A tuple is an ordered sequence of n elements, some of which may be repeated.
Why is a tuple so important? Because it is one of the best data structures to represent a DNA, RNA, or protein sequence. We’ll come back to why this is, but for now, here’s a picture of a random DNA sequence with its’ base pairs shown. Can you think of why a tuple is great for representing this?
A tuple is typically denoted like the following: <x1, x2, …, xn>. Again, there are a couple of things to note here.
- The < and > symbols are what shows that this is a tuple. If we simply wrote “<>”, that would mean that we have an empty tuple.
- x1, x2, … xn means that this tuple starts at x1 and continues until some element xn. (Note: xn is read as “x sub n”, and represents some element x at position n).
Two other helpful tips are what |T| and T[i] mean. |T| is the same as saying “the size of tuple T”, or the number of elements inside of tuple T. T[i] means “the element at position i of tuple T”.
We can combine what we know from the interval data structure and write something like T[i, j] which is the same as <T[i], T[i + 1], …, T[j]>. Or, the Tuple T that ranges from values i to j. Note that in this case we are saying that this tuple strictly holds integers, but in reality a tuple can hold any kind of element. One note on tuples: unlike something like a list, a tuple is immutable meaning that once it has been created, it cannot be changed. The elements are fixed in order. But above we said that tuples were great to use when working with genomic data! How great are they if they are fixed? Well, there are a handful of commonly used functions in programming with tuples that we will go over now.
- Head. Writing “Head(T)” means “Return T[0]”, or return the first element of tuple T.
- Tail. Writing “Tail(T)” means “Return T[|T|]”, or return the last element of tuple T.
- Push. Writing “Push(x, T)” means take element x and “push” it into T. Or in other words, take element x and return a new tuple with x as the first element of tuple T. Because we cannot change T, we are instead creating a new tuple with x, and then copying all values of T to it afterward.
- Pop.

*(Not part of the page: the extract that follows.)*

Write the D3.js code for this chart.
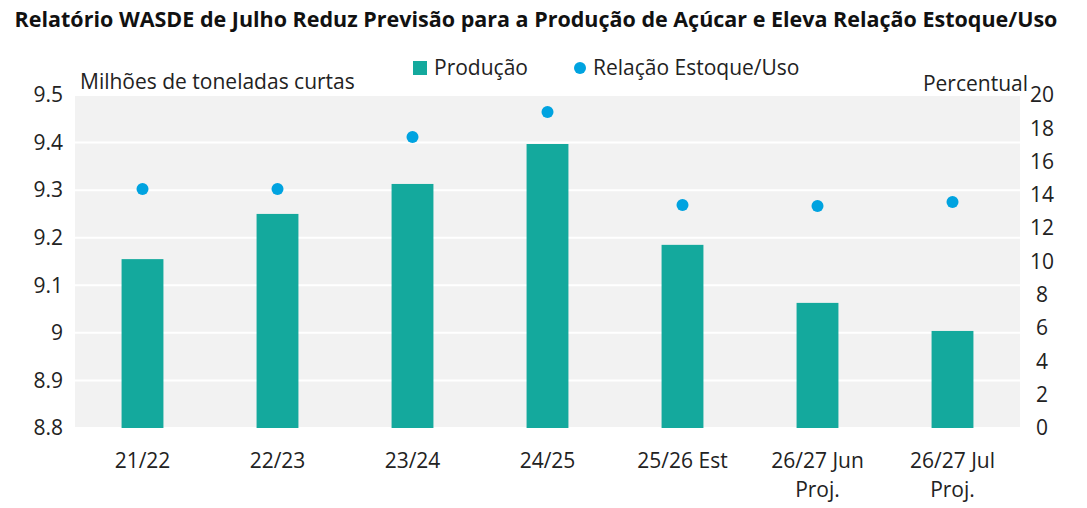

Writing “Pop(T)” means remove the first element of tuple T. Or in other words, return a new tuple that ranges from the second element of T to the last (T[1…|T|). Note: remember that indexing in programming starts at 0.
- Inject. Writing “Inject(x, T)” means to add x to the end of tuple T. Again this involves creating a new tuple, and adding element x as the new last element.

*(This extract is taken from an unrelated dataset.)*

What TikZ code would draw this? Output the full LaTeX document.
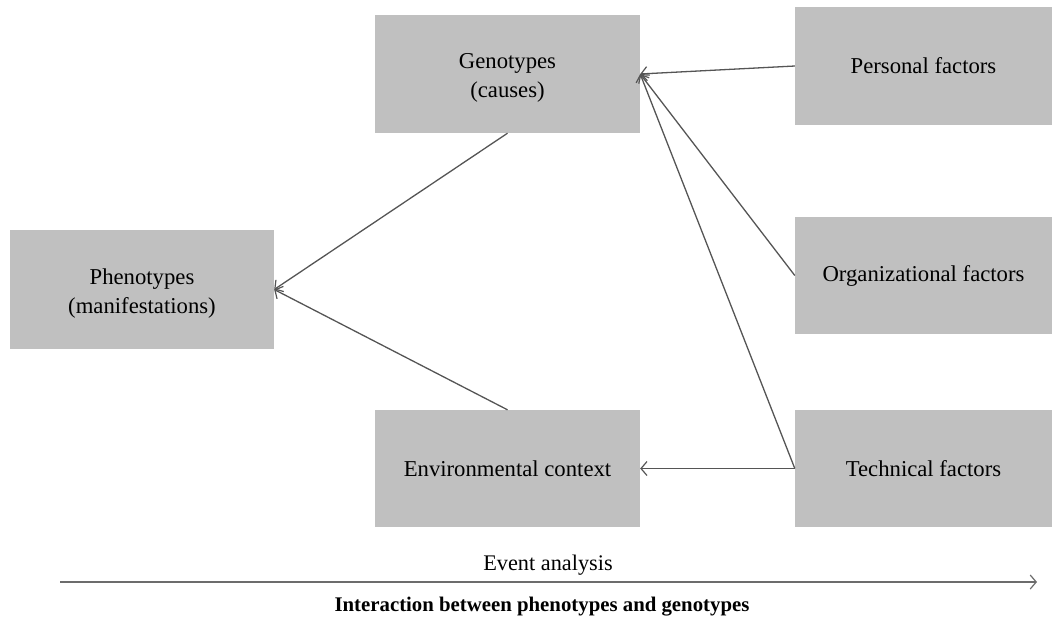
\documentclass[tikz,border=0pt]{standalone}
\usepackage{fontspec}
\setmainfont{Liberation Serif}
\usetikzlibrary{arrows.meta}
\begin{document}
\begin{tikzpicture}[x=1pt,y=-1pt,
  boxfont/.style={font=\fontsize{22.7}{29}\selectfont},
  box/.style={rectangle, fill=boxgray, draw=none, align=center,
    inner sep=0pt, boxfont},
  twoline/.style={label={[align=center, boxfont, yshift=-4pt]center:#1}},
  link/.style={draw=linegray, line width=1.3pt,
    -{Straight Barb[length=6pt,width=14pt,line width=1.2pt]}},
]
\definecolor{boxgray}{HTML}{C0C0C0}
\definecolor{linegray}{HTML}{555555}
\useasboundingbox (0,0) rectangle (1052,625);

% left column
\node[box, minimum width=264pt, minimum height=119pt,
  twoline={Phenotypes\\(manifestations)}] (pheno) at (142,289.5) {};

% middle column
\node[box, minimum width=265pt, minimum height=118pt,
  twoline={Genotypes\\(causes)}] (geno) at (507.5,74) {};
\node[box, minimum width=265pt, minimum height=117pt] (env) at (507.5,468.5)
  {Environmental context};

% right column
\node[box, minimum width=257pt, minimum height=118pt] (pers) at (923.5,66)
  {Personal factors};
\node[box, minimum width=257pt, minimum height=117pt] (org) at (923.5,275.5)
  {Organizational factors};
\node[box, minimum width=257pt, minimum height=117pt] (tech) at (923.5,468.5)
  {Technical factors};

% influences
\draw[link] (pers.west) -- (geno.east);
\draw[link] (org.west) -- (geno.east);
\draw[link] (tech.west) -- (geno.east);
\draw[link] (tech.west) -- (env.east);
\draw[link] (geno.south) -- (pheno.east);
\draw[link] (env.north) -- (pheno.east);

% time axis
\coordinate (axisstart) at (60,582);
\coordinate (axisend) at (1037,582);
\draw[link, draw=gray!85!black, line width=1.6pt] (axisstart) -- (axisend);
\node[font=\fontsize{22.3}{26}\selectfont] (evt) at (548,565) {Event analysis};
\node[font=\bfseries\fontsize{20.8}{24}\selectfont] (title) at (542,607)
  {Interaction between phenotypes and genotypes};
\end{tikzpicture}
\end{document}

- Eject. Writing “Eject(T)” means to return all elements in tuple T EXCEPT for the last element.
Using all of these functions together in different ways allows us to develop new data structures. These include stacks, queues, and deque.
Stack
The traditional way to think of a stack, is of a stack of plates. Stacks are tuples that have the functions head, push, and pop. When a plate is added to the top of the stack, the only way to get further down the stack is by removing plates until you get to the one that you want. The same is true for elements in a stack.
Queue
A queue is a line. At some point each and every one of us has stood in a line. Queues are tuples that use the functions head, inject, and pop. We can find out who is first in line (using head), we can add someone to the end of a line (using inject), and we can let someone into the store by removing them from the front of the line (pop).
Deque
No, that’s not a typo. A deque is a double ended queue. While stacks and queues restricted us to only inserting and removing from one location, a deque allows for insertion and removal from both ends. Deques are tuples that use the functions head, tail, push, inject, pop and eject.

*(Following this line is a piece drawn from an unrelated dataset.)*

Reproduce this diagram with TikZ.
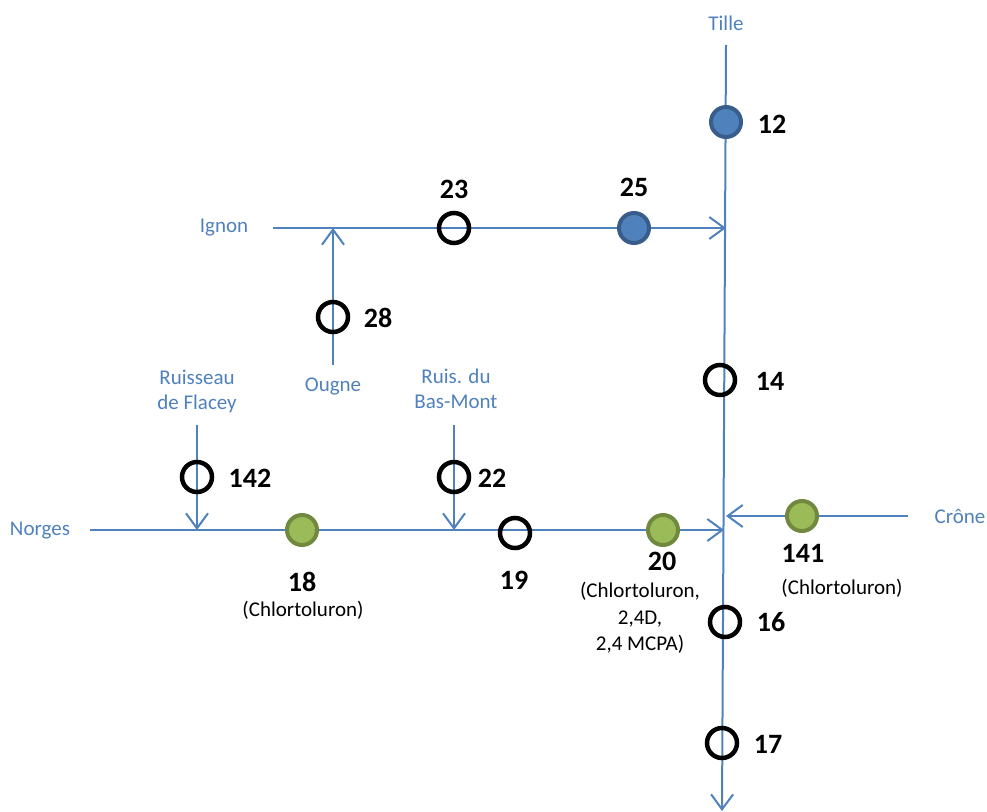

How does this relate to genomic sequences?…
Think about the picture of the DNA strand above. DNA is a continuous string of base pairs that is read from the 5' end to the 3' end. This is the ONLY way that DNA works. While things like DNA repair complicate matters a bit, we are going to continue to move forward with the assumption that DNA is only read in one direction, meaning that the data structures mentioned above are the best for storing and manipulating genetic information. They are not the only ones, but they are what we will focus on in upcoming articles.